A GENTE COMO A GENTE É



            Há pouco tempo recebemos a visita da neta de meu marido, uma moça encantadora. De uma beleza estonteante, não há nada nela que não seja bonito. O rosto lindo, os cabelos longos, o corpo harmonioso, enfim, de uma beleza absolutamente perfeita. Aí eu confabulo com minha irmã: como a juventude é bela! E ela não é bonita apenas fisicamente, não, é muito mais do que isso. É uma pessoa despojada, sem vaidades nem gestos ensaiados, nem preocupações com sua imagem, é modesta, simples assim. Ela realmente é uma pessoa adoravelmente do jeito que eu queria ter sido em sua idade e ainda queria ser. Não falo da beleza física, já sou uma respeitável senhora, mas falo do seu jeito de ser. Delicada, calada, falando pouco, ouvindo muito, sorrindo, calma, serena, uma graça.

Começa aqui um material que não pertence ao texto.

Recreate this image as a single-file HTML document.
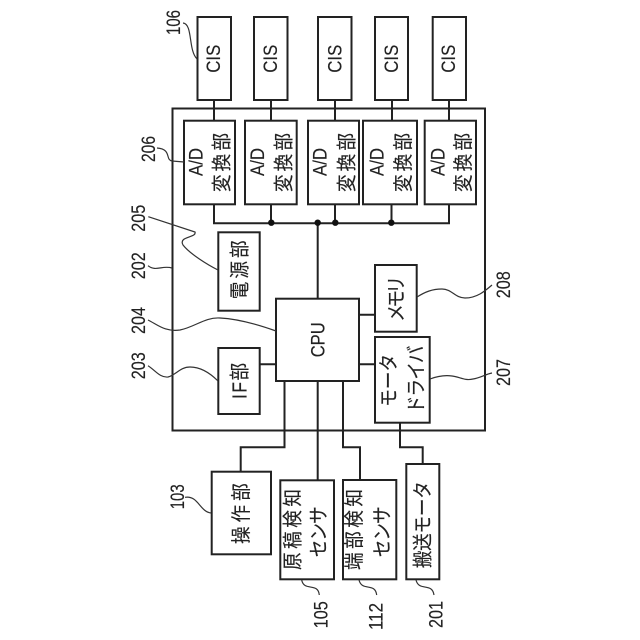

            Mas não sou assim, não fui assim. Sempre fui estabanada, sempre falei muito, além da conta. Sou daquelas que se estiver no elevador subindo meus dez andares, neste curto espaço de tempo sou capaz de contar uma história de fazer rir ou chorar. Isso deve significar que não sou tímida, embora eu sempre acreditasse que sim. Eu achava que eu apenas fingia não ser tímida. Tímida o quê? Sou nada! É só dar corda, às vezes nem precisa. Eu já vou falando nem que seja “será que chove?”, “quente né gente?”.
            Ainda ouço a voz de minha mãe pedindo para eu falar menos e mais baixo, ainda ouço as reprimendas das professoras. Ainda me vejo gritando nas brincadeiras de rua. É lógico que também a adolescência dos anos 60 matou muito de minha espontaneidade. Bateu aquele sentimento de inferioridade, de ser ridícula, de jamais dançar porque ouvi que não dançava no ritmo e outras milhares de coisas que vão podando a gente, matando a alma e tirando o sorriso da cara. Mas depois dos 40 recuperei peseta por peseta tudo o que me foi roubado, todos os campos devastados pelos gafanhotos. Acordei de sonos milenares tipo assim Bela Adormecida querendo tirar o atraso do sorriso assassinado e da fala aprisionada. Melancólica eu? Nem chorando!
            Não adianta querer ter sido ou ser como a Sarinha. Não é assim que funciona. Não fui assim, não sou assim. Nasci ansiosa pela vida, não tenho calma nem paciência pra ser serena. Sou uma pessoa alegre, mas também fico triste. Convenhamos: ótimo, ótimo, ninguém está. Duvido. Tem sempre um danado de um espinho na carne da gente. Um dia está tudo maravilhoso, outro, nem tanto, e outro, péssimo. É impressionante como a vida vai de boa pra ruim e vice-versa. Mas minha natureza é alegre mesmo nas tristezas. Tenho que falar, não posso me calar nem fingir ser o que não sou. O bonito da vida é que somos todos diferentes, ú n i c o s, isso ninguém pode negar. Cada um vem com uma forma e uma dádiva. Cumpre viver bem. A gente tem que ser como a gente é da melhor maneira possível.